**Code that draws figures**.
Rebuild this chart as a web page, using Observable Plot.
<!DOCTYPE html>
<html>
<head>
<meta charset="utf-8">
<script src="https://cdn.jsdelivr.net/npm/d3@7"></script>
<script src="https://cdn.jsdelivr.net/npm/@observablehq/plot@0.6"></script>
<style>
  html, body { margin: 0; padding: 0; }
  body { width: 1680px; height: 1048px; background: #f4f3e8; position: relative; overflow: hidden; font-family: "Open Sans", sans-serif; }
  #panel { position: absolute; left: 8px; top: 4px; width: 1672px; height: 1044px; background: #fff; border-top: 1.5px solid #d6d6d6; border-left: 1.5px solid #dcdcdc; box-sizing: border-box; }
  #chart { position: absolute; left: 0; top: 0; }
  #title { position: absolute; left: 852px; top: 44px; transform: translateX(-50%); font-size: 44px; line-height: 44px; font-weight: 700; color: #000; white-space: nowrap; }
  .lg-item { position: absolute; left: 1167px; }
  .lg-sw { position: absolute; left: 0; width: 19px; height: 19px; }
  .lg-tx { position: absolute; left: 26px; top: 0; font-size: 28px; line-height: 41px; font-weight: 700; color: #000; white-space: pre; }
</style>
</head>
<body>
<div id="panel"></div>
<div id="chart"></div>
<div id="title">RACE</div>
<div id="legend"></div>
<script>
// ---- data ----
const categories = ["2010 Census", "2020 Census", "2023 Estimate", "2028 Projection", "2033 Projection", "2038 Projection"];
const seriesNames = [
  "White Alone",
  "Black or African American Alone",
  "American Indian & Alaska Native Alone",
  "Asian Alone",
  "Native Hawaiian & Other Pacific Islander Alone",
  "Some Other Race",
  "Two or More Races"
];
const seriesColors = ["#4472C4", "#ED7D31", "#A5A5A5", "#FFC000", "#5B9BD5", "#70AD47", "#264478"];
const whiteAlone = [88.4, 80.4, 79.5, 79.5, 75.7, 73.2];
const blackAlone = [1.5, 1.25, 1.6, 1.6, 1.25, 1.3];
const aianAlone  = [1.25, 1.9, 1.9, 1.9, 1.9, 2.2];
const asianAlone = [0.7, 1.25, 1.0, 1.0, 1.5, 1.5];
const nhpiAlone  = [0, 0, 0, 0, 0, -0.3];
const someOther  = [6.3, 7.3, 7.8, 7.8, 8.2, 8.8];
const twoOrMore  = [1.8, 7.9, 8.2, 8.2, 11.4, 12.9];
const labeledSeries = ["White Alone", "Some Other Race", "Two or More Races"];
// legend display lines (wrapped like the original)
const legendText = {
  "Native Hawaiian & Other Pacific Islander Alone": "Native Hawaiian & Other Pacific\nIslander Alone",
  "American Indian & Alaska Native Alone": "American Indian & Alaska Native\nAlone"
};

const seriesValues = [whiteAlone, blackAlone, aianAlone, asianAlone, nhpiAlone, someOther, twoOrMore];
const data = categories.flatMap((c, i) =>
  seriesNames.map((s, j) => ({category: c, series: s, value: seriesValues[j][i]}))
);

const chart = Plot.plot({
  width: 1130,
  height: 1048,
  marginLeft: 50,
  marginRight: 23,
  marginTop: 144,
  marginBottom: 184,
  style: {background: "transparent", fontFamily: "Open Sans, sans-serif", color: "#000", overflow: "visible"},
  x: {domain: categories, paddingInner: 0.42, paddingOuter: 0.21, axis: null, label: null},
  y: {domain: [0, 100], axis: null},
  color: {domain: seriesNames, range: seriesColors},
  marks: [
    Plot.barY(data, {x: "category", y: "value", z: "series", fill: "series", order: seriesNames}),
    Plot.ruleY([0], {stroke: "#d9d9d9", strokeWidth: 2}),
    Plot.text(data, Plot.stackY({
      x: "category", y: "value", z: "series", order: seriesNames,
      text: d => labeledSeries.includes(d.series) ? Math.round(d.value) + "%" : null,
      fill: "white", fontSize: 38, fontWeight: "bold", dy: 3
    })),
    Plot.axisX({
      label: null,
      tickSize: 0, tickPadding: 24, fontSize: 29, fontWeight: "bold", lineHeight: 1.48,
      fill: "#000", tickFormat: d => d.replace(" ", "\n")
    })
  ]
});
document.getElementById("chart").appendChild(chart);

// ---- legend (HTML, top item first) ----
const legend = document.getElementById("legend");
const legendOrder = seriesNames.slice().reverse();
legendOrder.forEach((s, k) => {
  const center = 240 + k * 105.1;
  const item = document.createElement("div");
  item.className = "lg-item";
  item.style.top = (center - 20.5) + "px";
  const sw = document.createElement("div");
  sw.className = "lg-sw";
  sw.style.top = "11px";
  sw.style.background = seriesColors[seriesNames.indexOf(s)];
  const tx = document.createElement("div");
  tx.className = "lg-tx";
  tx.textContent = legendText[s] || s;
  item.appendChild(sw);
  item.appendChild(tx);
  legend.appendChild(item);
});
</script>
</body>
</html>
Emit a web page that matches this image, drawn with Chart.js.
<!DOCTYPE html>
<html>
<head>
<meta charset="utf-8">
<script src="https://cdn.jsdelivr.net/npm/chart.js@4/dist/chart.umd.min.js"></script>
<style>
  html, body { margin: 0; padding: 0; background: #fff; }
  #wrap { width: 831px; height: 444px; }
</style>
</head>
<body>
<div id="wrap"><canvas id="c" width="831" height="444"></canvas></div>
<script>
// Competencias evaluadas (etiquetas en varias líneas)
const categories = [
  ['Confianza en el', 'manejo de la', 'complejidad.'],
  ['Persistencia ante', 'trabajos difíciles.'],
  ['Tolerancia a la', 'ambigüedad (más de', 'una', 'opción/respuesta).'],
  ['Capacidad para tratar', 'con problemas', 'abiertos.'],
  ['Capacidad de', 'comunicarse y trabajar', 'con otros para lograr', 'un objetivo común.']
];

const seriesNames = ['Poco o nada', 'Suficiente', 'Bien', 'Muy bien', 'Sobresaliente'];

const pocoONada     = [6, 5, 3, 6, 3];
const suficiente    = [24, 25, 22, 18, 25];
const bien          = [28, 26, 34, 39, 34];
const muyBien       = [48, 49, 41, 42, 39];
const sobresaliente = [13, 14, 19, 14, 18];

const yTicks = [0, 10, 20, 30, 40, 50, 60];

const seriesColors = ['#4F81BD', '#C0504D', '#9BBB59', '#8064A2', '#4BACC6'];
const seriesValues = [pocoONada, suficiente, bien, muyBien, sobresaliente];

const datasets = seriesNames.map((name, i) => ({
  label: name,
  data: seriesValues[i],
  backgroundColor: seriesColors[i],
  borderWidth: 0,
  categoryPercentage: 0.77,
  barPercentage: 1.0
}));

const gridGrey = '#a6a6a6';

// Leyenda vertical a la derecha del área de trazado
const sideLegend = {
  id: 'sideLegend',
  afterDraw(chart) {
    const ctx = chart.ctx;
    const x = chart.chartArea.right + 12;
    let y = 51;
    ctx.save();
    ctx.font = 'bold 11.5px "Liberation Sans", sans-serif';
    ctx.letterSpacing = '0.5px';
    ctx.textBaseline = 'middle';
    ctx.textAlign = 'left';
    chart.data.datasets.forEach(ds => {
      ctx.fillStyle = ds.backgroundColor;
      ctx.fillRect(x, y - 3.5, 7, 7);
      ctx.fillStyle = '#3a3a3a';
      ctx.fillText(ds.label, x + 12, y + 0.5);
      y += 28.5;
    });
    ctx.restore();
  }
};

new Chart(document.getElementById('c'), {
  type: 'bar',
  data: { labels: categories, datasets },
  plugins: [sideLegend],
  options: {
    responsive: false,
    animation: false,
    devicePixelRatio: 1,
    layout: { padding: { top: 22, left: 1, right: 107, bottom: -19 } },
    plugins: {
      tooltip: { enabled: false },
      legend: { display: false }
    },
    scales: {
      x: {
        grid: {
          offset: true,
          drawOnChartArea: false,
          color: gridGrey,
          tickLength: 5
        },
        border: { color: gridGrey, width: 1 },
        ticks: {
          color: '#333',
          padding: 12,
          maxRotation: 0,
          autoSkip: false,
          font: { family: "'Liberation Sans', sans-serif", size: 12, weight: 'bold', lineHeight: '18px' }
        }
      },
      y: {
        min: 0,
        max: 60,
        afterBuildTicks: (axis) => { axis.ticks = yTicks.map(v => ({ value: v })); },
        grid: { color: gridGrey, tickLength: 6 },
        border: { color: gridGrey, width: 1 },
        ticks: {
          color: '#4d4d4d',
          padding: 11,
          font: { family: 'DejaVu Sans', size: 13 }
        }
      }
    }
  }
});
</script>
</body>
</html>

**Exercise aim**. Find each line in the records holding the string "page" and show it.

**Correct output**.
Rebuild this chart as a web page, using Observable Plot.
Emit a web page that matches this image, drawn with Chart.js.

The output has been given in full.